EXERCISE OBJECTIVE:
Restate each of the lines below word for word and drop every picture.

═════ GIVEN INFORMATION

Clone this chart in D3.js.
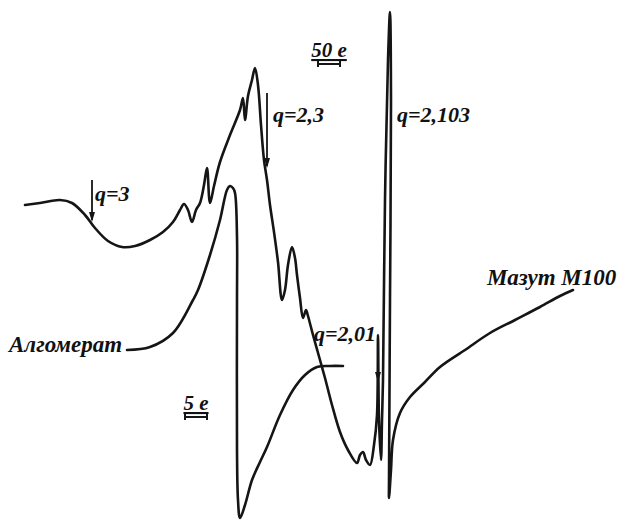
<!DOCTYPE html>
<html>
<head>
<meta charset="utf-8">
<script src="https://cdn.jsdelivr.net/npm/d3@7"></script>
<style>
  html, body { margin: 0; padding: 0; background: #ffffff; }
  svg { display: block; }
  .lbl { font-family: "Liberation Serif", "DejaVu Serif", serif; font-style: italic; font-weight: bold; fill: #111; }
</style>
</head>
<body>
<svg id="chart" width="623" height="522"></svg>
<script>
// EPR spectra: magnetic field (arbitrary units, left→right) and signal amplitude (up = positive)
const mazutField = [25,40,60,72,85,95,108,122,135,150,163,173,180,184,188,192,196,200,204,207,210,214,220,230,240,243,245,248,252,255,258,261,264,267,270,274,278,282,285,288,292,295,297,300,303,306,308,313,320,325,332,340,348,357,360,363,366,370,374,377,378,379,381,382,383,385,388,390,391,390,389,389,391,393,400,410,425,440,465,490,515,540,560,573];
const mazutSignal = [95,97,100,97,85,72,59,53,54,60,68,78,90,96,90,78,90,97,115,132,97,114,138,165,190,202,180,204,220,232,215,175,140,120,95,68,38,0,10,35,53,42,25,2,-18,-10,-16,-35,-60,-78,-105,-132,-150,-163,-155,-152,-160,-165,-145,-115,-35,-120,-160,-120,-80,100,240,288,200,0,-180,-198,-170,-140,-113,-97,-82,-67,-50,-33,-20,-7,4,10];

const algoField = [127,150,173,193,198,210,220,227,230,233,235,237,237,237,238,240,245,252,260,267,280,293,305,317,330,343];
const algoSignal = [-50,-47,-33,0,10,45,80,110,114,112,107,63,0,-150,-200,-218,-205,-180,-162,-147,-115,-90,-75,-67,-66,-66];

// Field markers (g-factor arrows): field position, arrow top and tip (signal units)
const markerLabels = ["q=3", "q=2,3", "q=2,01"];
const markerField  = [92, 267, 378];
const markerTop    = [120, 207, -45];
const markerTip    = [78, 132, -82];

// Scale bars: label, start and end field position, signal level
const scaleLabels = ["50 e", "5 e"];
const scaleStart  = [318, 185];
const scaleEnd    = [340, 207];
const scaleLevel  = [236, -117];

const svg = d3.select("#chart");
const x = d3.scaleLinear().domain([0, 623]).range([0, 623]);
const y = d3.scaleLinear().domain([300, -222]).range([0, 522]);

const ink = "#151515";
const line = d3.line().x(d => x(d[0])).y(d => y(d[1])).curve(d3.curveCatmullRom.alpha(0.5));

svg.append("path")
  .datum(d3.zip(mazutField, mazutSignal))
  .attr("d", line)
  .attr("fill", "none").attr("stroke", ink).attr("stroke-width", 2.6)
  .attr("stroke-linejoin", "round").attr("stroke-linecap", "round");

svg.append("path")
  .datum(d3.zip(algoField, algoSignal))
  .attr("d", line)
  .attr("fill", "none").attr("stroke", ink).attr("stroke-width", 2.6)
  .attr("stroke-linejoin", "round").attr("stroke-linecap", "round");

// arrows
markerField.forEach((f, i) => {
  const xt = x(f), y0 = y(markerTop[i]), y1 = y(markerTip[i]);
  svg.append("line").attr("x1", xt).attr("x2", xt).attr("y1", y0).attr("y2", y1 - 2)
    .attr("stroke", ink).attr("stroke-width", 1.8);
  svg.append("path")
    .attr("d", `M${xt - 3},${y1 - 10} L${xt},${y1} L${xt + 3},${y1 - 10} Z`)
    .attr("fill", ink);
});

// labels for arrows
const markerText = [
  { x: 95, y: 201, size: 22 },
  { x: 273, y: 122, size: 22 },
  { x: 314, y: 341, size: 22 }
];
markerLabels.forEach((t, i) => {
  svg.append("text").attr("class", "lbl")
    .attr("x", markerText[i].x).attr("y", markerText[i].y)
    .attr("font-size", markerText[i].size).text(t);
});

// label of the sharp line
svg.append("text").attr("class", "lbl").attr("x", 397).attr("y", 122)
  .attr("font-size", 22).text("q=2,103");

// sample names
svg.append("text").attr("class", "lbl").attr("x", 9).attr("y", 352)
  .attr("font-size", 23).text("Алгомерат");
svg.append("text").attr("class", "lbl").attr("x", 487).attr("y", 285)
  .attr("font-size", 23).text("Мазут М100");

// field scale bars
scaleLabels.forEach((t, i) => {
  const x0 = x(scaleStart[i]), x1 = x(scaleEnd[i]), yy = y(scaleLevel[i]);
  svg.append("text").attr("class", "lbl")
    .attr("x", (x0 + x1) / 2).attr("y", yy - 7)
    .attr("text-anchor", "middle").attr("font-size", 21)
    .attr("text-decoration", "underline").text(t);
  svg.append("line").attr("x1", x0).attr("x2", x1).attr("y1", yy).attr("y2", yy)
    .attr("stroke", ink).attr("stroke-width", 2);
  [x0, x1].forEach(xe => svg.append("line")
    .attr("x1", xe).attr("x2", xe).attr("y1", yy - 3).attr("y2", yy + 3)
    .attr("stroke", ink).attr("stroke-width", 2));
});
</script>
</body>
</html>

══════════

WRITTEN RESPONSE:
Clone this chart in D3.js.
<!DOCTYPE html>
<html>
<head>
<meta charset="utf-8">
<script src="https://cdn.jsdelivr.net/npm/d3@7"></script>
<style>
  html, body { margin: 0; padding: 0; background: #ffffff; }
  svg { display: block; }
  .lbl { font-family: "Liberation Serif", "DejaVu Serif", serif; font-style: italic; font-weight: bold; fill: #111; }
</style>
</head>
<body>
<svg id="chart" width="623" height="522"></svg>
<script>
// EPR spectra: magnetic field (arbitrary units, left→right) and signal amplitude (up = positive)
const mazutField = [25,40,60,72,85,95,108,122,135,150,163,173,180,184,188,192,196,200,204,207,210,214,220,230,240,243,245,248,252,255,258,261,264,267,270,274,278,282,285,288,292,295,297,300,303,306,308,313,320,325,332,340,348,357,360,363,366,370,374,377,378,379,381,382,383,385,388,390,391,390,389,389,391,393,400,410,425,440,465,490,515,540,560,573];
const mazutSignal = [95,97,100,97,85,72,59,53,54,60,68,78,90,96,90,78,90,97,115,132,97,114,138,165,190,202,180,204,220,232,215,175,140,120,95,68,38,0,10,35,53,42,25,2,-18,-10,-16,-35,-60,-78,-105,-132,-150,-163,-155,-152,-160,-165,-145,-115,-35,-120,-160,-120,-80,100,240,288,200,0,-180,-198,-170,-140,-113,-97,-82,-67,-50,-33,-20,-7,4,10];

const algoField = [127,150,173,193,198,210,220,227,230,233,235,237,237,237,238,240,245,252,260,267,280,293,305,317,330,343];
const algoSignal = [-50,-47,-33,0,10,45,80,110,114,112,107,63,0,-150,-200,-218,-205,-180,-162,-147,-115,-90,-75,-67,-66,-66];

// Field markers (g-factor arrows): field position, arrow top and tip (signal units)
const markerLabels = ["q=3", "q=2,3", "q=2,01"];
const markerField  = [92, 267, 378];
const markerTop    = [120, 207, -45];
const markerTip    = [78, 132, -82];

// Scale bars: label, start and end field position, signal level
const scaleLabels = ["50 e", "5 e"];
const scaleStart  = [318, 185];
const scaleEnd    = [340, 207];
const scaleLevel  = [236, -117];

const svg = d3.select("#chart");
const x = d3.scaleLinear().domain([0, 623]).range([0, 623]);
const y = d3.scaleLinear().domain([300, -222]).range([0, 522]);

const ink = "#151515";
const line = d3.line().x(d => x(d[0])).y(d => y(d[1])).curve(d3.curveCatmullRom.alpha(0.5));

svg.append("path")
  .datum(d3.zip(mazutField, mazutSignal))
  .attr("d", line)
  .attr("fill", "none").attr("stroke", ink).attr("stroke-width", 2.6)
  .attr("stroke-linejoin", "round").attr("stroke-linecap", "round");

svg.append("path")
  .datum(d3.zip(algoField, algoSignal))
  .attr("d", line)
  .attr("fill", "none").attr("stroke", ink).attr("stroke-width", 2.6)
  .attr("stroke-linejoin", "round").attr("stroke-linecap", "round");

// arrows
markerField.forEach((f, i) => {
  const xt = x(f), y0 = y(markerTop[i]), y1 = y(markerTip[i]);
  svg.append("line").attr("x1", xt).attr("x2", xt).attr("y1", y0).attr("y2", y1 - 2)
    .attr("stroke", ink).attr("stroke-width", 1.8);
  svg.append("path")
    .attr("d", `M${xt - 3},${y1 - 10} L${xt},${y1} L${xt + 3},${y1 - 10} Z`)
    .attr("fill", ink);
});

// labels for arrows
const markerText = [
  { x: 95, y: 201, size: 22 },
  { x: 273, y: 122, size: 22 },
  { x: 314, y: 341, size: 22 }
];
markerLabels.forEach((t, i) => {
  svg.append("text").attr("class", "lbl")
    .attr("x", markerText[i].x).attr("y", markerText[i].y)
    .attr("font-size", markerText[i].size).text(t);
});

// label of the sharp line
svg.append("text").attr("class", "lbl").attr("x", 397).attr("y", 122)
  .attr("font-size", 22).text("q=2,103");

// sample names
svg.append("text").attr("class", "lbl").attr("x", 9).attr("y", 352)
  .attr("font-size", 23).text("Алгомерат");
svg.append("text").attr("class", "lbl").attr("x", 487).attr("y", 285)
  .attr("font-size", 23).text("Мазут М100");

// field scale bars
scaleLabels.forEach((t, i) => {
  const x0 = x(scaleStart[i]), x1 = x(scaleEnd[i]), yy = y(scaleLevel[i]);
  svg.append("text").attr("class", "lbl")
    .attr("x", (x0 + x1) / 2).attr("y", yy - 7)
    .attr("text-anchor", "middle").attr("font-size", 21)
    .attr("text-decoration", "underline").text(t);
  svg.append("line").attr("x1", x0).attr("x2", x1).attr("y1", yy).attr("y2", yy)
    .attr("stroke", ink).attr("stroke-width", 2);
  [x0, x1].forEach(xe => svg.append("line")
    .attr("x1", xe).attr("x2", xe).attr("y1", yy - 3).attr("y2", yy + 3)
    .attr("stroke", ink).attr("stroke-width", 2));
});
</script>
</body>
</html>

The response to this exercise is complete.